George Head and Margaret Sutherland recently spoke at the University of Glasgow's internationalisation conference. Below is an abstract of their paper. They would be happy to engage in discussion with subscribers, and make their full paper available.
There is growing recognition within development studies that if communities and Universities are to engage as co-workers in finding solutions to trans national issues then there has to be meaningful dialogue between the epistemologically different knowledge systems that exist. Funding bodies have been calling for greater cross and interdisciplinary working within and across Universities. This too has resulted in hitherto discrete disciplines each with their own cadre of experts coming together to address a common issue. This seemingly simplistic idea of ‘coming together’ belies the complexities around the practicalities of effective knowledge exchange endeavours. Tensions can exist within and across University departments as they seek to work collaboratively on interdisciplinary projects. If cognisance is to be given to the different forms of knowledge and if one is to learn from the other and practice is to change then it is imperative that reflective learning across epistemological, cultural and institutional boundaries takes place and this requires some form of collaboration between the often disparate groups.

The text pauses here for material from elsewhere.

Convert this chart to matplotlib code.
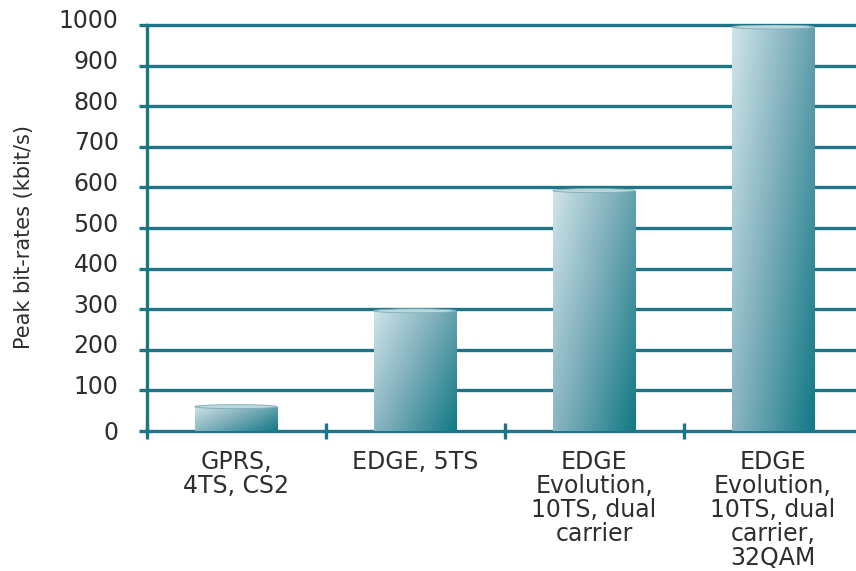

Using the work of Wenger (1998), Engestrom (1999) and Head (2003) this paper will explore the role of Universities within such dialogic opportunities and consider how an apparent range of contending and contested knowledge systems can be brought together to create “communities of practice”. By necessity talking about “communities of practice” opens up discussion about how individuals manage the complex interactions between them. The perennial issues around dominant cultures, power constructs, voice and collaborative working become relevant for all who work with human beings. It will be argued that we have the capacity to pool our mental resources to create knowledge through joint mental effort and it is though communal construction of knowledge we will begin to address institutional, geographical, cultural and epistemological diversity. Using examples from practice we will offer instances of both successful and unsuccessful collaboration in one case within the same country and the same academic domain.